= Given exercise =
Return, exactly as written, the lines from the one containing "Give me the Chart.js source for this chart." through the one containing "const yTitle = 'Number", with both ends included.

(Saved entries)
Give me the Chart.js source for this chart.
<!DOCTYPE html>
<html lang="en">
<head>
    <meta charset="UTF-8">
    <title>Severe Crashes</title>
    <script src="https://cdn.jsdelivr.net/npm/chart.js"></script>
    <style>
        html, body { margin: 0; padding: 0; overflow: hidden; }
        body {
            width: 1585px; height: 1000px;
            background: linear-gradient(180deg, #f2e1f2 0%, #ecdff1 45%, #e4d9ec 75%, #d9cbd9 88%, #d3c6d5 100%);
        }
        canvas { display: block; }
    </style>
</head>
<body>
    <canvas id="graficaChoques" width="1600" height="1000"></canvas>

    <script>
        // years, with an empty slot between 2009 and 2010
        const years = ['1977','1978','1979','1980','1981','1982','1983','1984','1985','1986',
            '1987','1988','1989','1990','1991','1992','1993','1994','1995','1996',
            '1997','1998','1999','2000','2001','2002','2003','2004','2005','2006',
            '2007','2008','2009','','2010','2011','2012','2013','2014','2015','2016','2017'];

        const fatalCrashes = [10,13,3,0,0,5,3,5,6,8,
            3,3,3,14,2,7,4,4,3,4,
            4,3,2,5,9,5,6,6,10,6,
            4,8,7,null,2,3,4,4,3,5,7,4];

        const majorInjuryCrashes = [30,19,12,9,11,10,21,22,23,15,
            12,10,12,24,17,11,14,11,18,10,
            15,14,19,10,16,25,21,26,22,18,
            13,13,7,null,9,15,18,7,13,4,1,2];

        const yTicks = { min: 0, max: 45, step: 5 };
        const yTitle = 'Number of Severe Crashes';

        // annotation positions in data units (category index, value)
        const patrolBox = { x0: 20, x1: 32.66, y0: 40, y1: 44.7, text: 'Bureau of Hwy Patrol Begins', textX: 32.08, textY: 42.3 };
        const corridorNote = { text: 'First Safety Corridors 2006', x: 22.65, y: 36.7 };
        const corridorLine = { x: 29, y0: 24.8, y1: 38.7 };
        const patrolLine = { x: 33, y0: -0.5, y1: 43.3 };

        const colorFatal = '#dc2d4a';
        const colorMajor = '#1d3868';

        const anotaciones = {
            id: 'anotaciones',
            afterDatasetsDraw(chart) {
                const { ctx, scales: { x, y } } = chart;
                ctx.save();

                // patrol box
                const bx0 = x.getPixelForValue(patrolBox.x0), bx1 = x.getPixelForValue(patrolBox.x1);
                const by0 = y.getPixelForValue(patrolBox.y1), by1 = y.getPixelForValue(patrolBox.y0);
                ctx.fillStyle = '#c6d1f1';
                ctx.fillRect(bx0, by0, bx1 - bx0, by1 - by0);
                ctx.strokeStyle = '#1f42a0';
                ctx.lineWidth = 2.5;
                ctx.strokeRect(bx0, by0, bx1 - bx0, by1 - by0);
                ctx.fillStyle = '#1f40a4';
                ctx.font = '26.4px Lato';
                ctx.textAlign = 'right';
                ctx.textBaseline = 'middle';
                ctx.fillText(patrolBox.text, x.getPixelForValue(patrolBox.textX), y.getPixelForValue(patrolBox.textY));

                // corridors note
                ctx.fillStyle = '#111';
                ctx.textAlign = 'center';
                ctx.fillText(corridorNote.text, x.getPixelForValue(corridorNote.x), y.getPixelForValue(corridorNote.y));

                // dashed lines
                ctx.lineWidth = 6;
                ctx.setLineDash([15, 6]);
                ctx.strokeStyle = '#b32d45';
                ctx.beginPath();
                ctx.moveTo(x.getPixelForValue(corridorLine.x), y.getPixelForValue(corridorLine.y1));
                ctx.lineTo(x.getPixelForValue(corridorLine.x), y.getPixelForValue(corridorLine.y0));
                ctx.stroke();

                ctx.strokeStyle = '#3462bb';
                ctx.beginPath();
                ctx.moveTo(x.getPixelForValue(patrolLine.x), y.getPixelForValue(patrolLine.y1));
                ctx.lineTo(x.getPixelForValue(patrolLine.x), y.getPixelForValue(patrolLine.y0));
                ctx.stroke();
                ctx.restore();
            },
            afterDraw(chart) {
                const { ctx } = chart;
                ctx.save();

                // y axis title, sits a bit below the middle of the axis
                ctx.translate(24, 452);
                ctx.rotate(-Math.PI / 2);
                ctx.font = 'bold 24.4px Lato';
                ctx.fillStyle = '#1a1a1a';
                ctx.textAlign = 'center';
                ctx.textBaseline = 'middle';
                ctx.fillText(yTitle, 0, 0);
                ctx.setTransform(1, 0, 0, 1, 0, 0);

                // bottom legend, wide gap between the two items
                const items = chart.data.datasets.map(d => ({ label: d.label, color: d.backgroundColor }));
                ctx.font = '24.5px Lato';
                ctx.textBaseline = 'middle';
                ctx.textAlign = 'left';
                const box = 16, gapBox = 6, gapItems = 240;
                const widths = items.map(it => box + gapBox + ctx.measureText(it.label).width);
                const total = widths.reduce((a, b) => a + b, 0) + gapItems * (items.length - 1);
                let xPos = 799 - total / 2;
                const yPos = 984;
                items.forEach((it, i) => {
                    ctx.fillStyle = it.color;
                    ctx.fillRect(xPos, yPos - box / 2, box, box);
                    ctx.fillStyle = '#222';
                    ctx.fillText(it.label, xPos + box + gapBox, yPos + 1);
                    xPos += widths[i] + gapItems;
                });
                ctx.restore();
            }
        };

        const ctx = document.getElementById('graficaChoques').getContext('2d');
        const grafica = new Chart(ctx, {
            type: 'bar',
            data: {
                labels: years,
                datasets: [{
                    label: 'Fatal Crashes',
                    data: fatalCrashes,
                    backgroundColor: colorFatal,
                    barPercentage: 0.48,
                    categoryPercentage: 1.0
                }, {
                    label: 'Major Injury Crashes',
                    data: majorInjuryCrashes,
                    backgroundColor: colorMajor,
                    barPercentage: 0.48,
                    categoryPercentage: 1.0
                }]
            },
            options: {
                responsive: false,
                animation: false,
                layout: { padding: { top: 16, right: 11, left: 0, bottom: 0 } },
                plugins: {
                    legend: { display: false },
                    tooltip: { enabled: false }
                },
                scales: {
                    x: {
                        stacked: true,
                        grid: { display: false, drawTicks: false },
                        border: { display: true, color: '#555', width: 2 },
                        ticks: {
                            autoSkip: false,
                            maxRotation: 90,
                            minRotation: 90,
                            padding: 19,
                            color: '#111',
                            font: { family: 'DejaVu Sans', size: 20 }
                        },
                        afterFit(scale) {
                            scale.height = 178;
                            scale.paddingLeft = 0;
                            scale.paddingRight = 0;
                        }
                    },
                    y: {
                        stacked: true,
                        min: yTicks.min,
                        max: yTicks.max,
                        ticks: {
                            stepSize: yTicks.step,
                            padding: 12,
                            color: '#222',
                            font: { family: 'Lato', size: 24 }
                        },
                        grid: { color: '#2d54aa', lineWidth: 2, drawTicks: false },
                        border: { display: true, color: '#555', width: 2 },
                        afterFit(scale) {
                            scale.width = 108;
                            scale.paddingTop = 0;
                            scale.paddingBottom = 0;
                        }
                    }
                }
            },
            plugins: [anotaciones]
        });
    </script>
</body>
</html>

---

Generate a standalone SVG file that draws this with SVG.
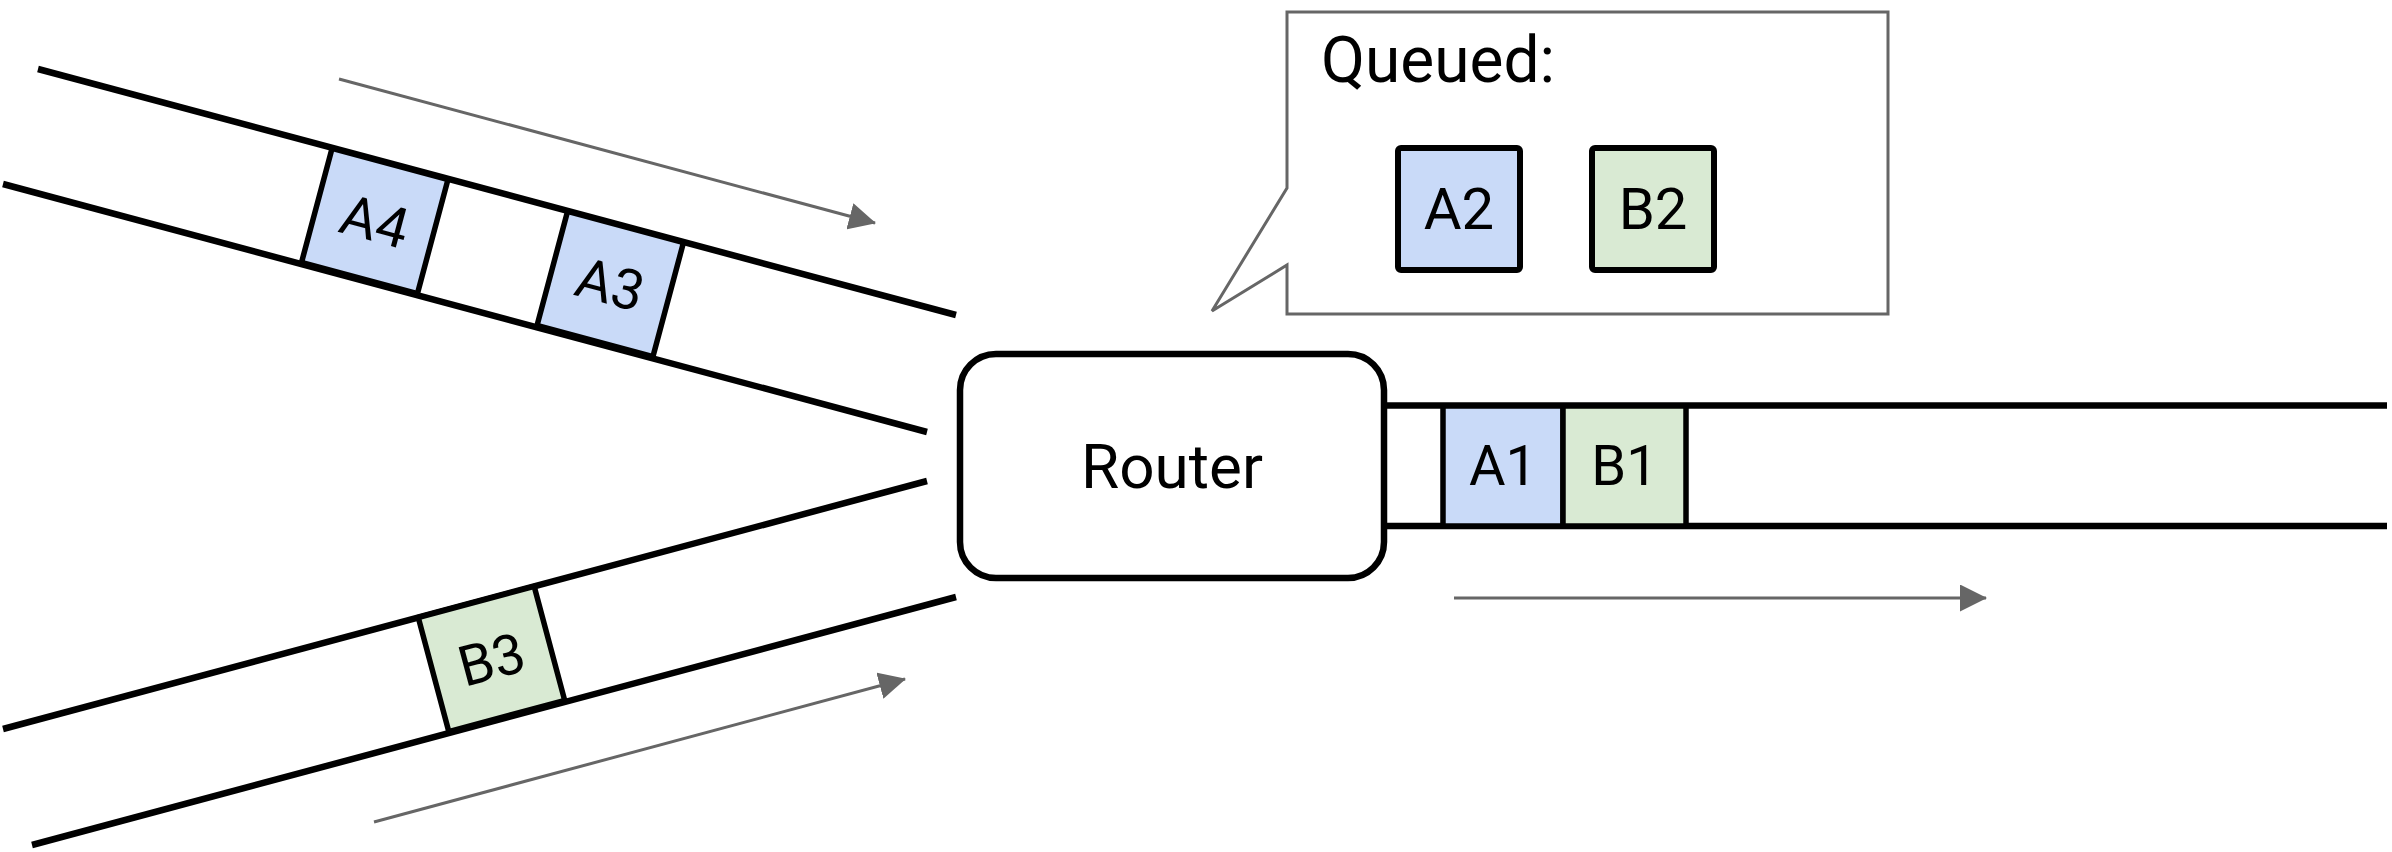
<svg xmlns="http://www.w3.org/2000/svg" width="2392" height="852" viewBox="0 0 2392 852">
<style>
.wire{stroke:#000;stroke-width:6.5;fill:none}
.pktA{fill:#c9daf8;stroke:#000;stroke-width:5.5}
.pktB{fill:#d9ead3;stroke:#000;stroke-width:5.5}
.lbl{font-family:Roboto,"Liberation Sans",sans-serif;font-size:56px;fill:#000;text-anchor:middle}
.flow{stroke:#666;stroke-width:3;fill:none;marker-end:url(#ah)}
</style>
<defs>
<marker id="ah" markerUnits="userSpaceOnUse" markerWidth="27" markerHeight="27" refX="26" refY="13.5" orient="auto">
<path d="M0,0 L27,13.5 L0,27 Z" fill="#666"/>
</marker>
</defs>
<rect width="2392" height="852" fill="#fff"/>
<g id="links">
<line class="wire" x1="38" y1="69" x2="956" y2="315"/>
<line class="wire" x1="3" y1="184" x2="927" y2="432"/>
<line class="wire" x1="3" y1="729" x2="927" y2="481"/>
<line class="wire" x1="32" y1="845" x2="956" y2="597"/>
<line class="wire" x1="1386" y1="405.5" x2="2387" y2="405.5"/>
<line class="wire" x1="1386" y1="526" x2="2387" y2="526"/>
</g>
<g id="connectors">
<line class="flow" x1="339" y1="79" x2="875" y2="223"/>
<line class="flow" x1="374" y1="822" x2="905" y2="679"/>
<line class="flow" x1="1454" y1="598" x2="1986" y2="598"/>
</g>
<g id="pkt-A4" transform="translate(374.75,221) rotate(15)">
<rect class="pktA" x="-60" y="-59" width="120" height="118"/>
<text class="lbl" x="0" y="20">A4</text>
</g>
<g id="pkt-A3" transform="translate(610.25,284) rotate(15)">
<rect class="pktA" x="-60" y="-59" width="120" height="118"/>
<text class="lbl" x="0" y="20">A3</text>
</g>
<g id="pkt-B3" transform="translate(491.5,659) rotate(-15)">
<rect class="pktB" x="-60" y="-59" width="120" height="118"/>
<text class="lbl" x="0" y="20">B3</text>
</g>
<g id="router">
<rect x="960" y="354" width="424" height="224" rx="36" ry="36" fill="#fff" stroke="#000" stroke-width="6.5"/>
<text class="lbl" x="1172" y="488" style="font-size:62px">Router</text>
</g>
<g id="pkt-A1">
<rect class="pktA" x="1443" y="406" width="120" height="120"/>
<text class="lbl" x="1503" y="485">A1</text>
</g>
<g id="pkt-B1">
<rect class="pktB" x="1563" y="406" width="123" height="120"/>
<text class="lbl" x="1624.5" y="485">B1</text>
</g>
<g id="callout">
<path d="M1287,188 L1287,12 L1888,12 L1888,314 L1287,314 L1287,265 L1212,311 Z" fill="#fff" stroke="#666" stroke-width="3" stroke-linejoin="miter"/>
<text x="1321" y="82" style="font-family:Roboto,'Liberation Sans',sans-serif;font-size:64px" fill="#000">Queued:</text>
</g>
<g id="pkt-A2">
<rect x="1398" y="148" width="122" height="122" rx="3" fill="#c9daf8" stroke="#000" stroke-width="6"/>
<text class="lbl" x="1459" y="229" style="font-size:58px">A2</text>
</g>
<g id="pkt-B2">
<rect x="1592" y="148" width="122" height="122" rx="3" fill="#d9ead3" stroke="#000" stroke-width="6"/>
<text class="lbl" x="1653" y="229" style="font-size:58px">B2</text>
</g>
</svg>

= The answer =
Give me the Chart.js source for this chart.
<!DOCTYPE html>
<html lang="en">
<head>
    <meta charset="UTF-8">
    <title>Severe Crashes</title>
    <script src="https://cdn.jsdelivr.net/npm/chart.js"></script>
    <style>
        html, body { margin: 0; padding: 0; overflow: hidden; }
        body {
            width: 1585px; height: 1000px;
            background: linear-gradient(180deg, #f2e1f2 0%, #ecdff1 45%, #e4d9ec 75%, #d9cbd9 88%, #d3c6d5 100%);
        }
        canvas { display: block; }
    </style>
</head>
<body>
    <canvas id="graficaChoques" width="1600" height="1000"></canvas>

    <script>
        // years, with an empty slot between 2009 and 2010
        const years = ['1977','1978','1979','1980','1981','1982','1983','1984','1985','1986',
            '1987','1988','1989','1990','1991','1992','1993','1994','1995','1996',
            '1997','1998','1999','2000','2001','2002','2003','2004','2005','2006',
            '2007','2008','2009','','2010','2011','2012','2013','2014','2015','2016','2017'];

        const fatalCrashes = [10,13,3,0,0,5,3,5,6,8,
            3,3,3,14,2,7,4,4,3,4,
            4,3,2,5,9,5,6,6,10,6,
            4,8,7,null,2,3,4,4,3,5,7,4];

        const majorInjuryCrashes = [30,19,12,9,11,10,21,22,23,15,
            12,10,12,24,17,11,14,11,18,10,
            15,14,19,10,16,25,21,26,22,18,
            13,13,7,null,9,15,18,7,13,4,1,2];

        const yTicks = { min: 0, max: 45, step: 5 };
        const yTitle = 'Number of Severe Crashes';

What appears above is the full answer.